Heart shaped Jacuzzi Hotel Pittsburgh
LAKEVILLE, Pa.—For many travelers, a romantic hotel stay might mean chocolate-covered strawberries from room service or rose petals sprinkled on the bed. And then there are those who hold out for the heart-shaped bathtub.
Pioneered in the Poconos region of northern Pennsylvania, the heart-shaped tub was the apex of honeymoon hotel style in the 1970s and 1980s. The tubs fell out of favor in the 1990s as the popularity of minimalist boutique hotels boomed and a new generation of vacationers deemed the tubs tacky.
Today, the tubs live on in a handful of resorts around the country. And those hoteliers say they are as popular as ever.
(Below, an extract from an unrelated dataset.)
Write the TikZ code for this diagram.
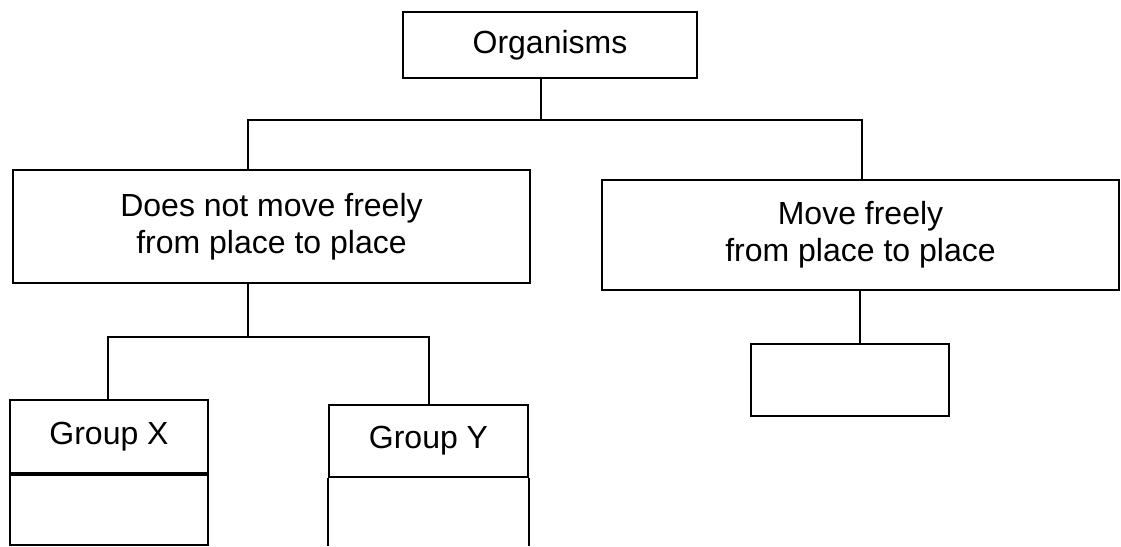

The Gables Inn Bed & Breakfast in Hot Springs, Ark., has one cream and mauve heart-shaped tub, and its owners wish they had more. "If we were building an inn from scratch we would definitely put a heart-shaped Jacuzzi in every room, " says Judy Peters, who opened the four-room inn with her husband in 1996. The competition "may look at it like it's hokey, but not realize what a niche it is." The rooms with the tubs are booked months before other rooms, she says.
As far as anyone can tell, Morris B. Wilkins introduced the heart shaped tub to vacationers. An 85-year-old with wispy gray hair who now lives in a high-rise apartment building in Las Vegas, he designed the tub in the mid-1960s to draw honeymooners to Cove Haven Resort, a Poconos newlyweds-only destination he used to own. Because no one made the tubs commercially, he poured concrete into the shape of a heart, tiled it in red, and put mirrors on the surrounding walls, he says.
In 1971, Life magazine featured a photo of a couple soaking in one—risque areas covered with bubble bath. Suddenly, "we had more reservations than we knew what to do with, " says Mr. Wilkins. Cove Haven worked to install more of the tubs and the design quickly found its way into other resorts throughout the Poconos and other vacation destinations.
By the 1980s hotels and resorts all over the world could buy a mass-produced version of the tub in fiber glass or acrylic.
Now, only a handful of producers make the tubs in the U.S. Each of those companies sells between five and 20 a year, they say, and most end up in hotels, though some go to private homes. "We don't sell as many as we used to, but we still get requests for them, " says Bonnie Reed, assistant to the owner of Bath-Tec Inc., an Ennis, Texas, based bathroom-fixture company that started making the tubs in 1985. Most buyers choose red tubs, she says.